Introduction to CFDs
The 'CFD' (Contract for Difference) was developed to allow clients to enjoy all the benefits of owning a stock, Forex, Index or Commodity position without having to physically own the underlying instrument itself. A CFD can be any type of financial instrument including: Shares, Forex, Indices and Commodities.
For example, instead of purchasing 1,000 Microsoft shares from a stockbroker, a client could instead buy a 10 CFDs of Microsoft on the Plus500 trading platform. A $5 per share rise in the price of Microsoft would give the client a $5,000 profit, just as if he had purchased the actual shares that are traded on the exchange. A major difference is that there are no exchange fees and many of the inefficiencies of trading the underlying shares on the exchange are eliminated.

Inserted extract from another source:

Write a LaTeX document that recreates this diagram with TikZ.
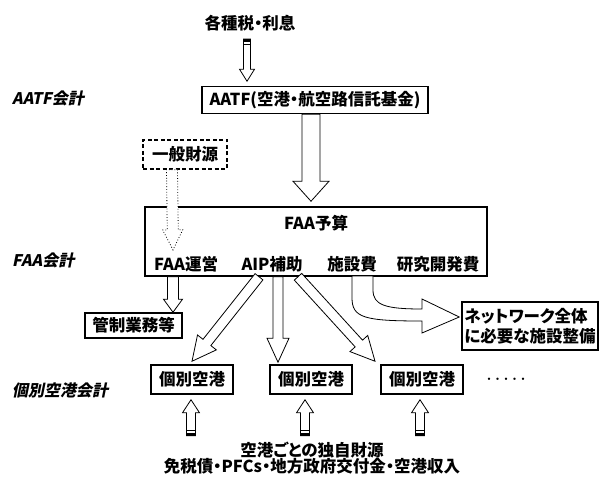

Plus500 can offer CFDs with zero commissions and very attractive margin requirements. CFDs have grown in popularity dramatically over the past few years, and we believe that this will increasingly be the preferred way to trade the financial markets.
The other major benefit of trading a CFD is the fact that the client can trade on margin. CFD trading means clients can trade a full portfolio of shares, indices or commodities without having to tie up large amounts of capital. Using the example above, a client purchasing $50,000 worth of CFD Shares will only be asked for $1,000 margin.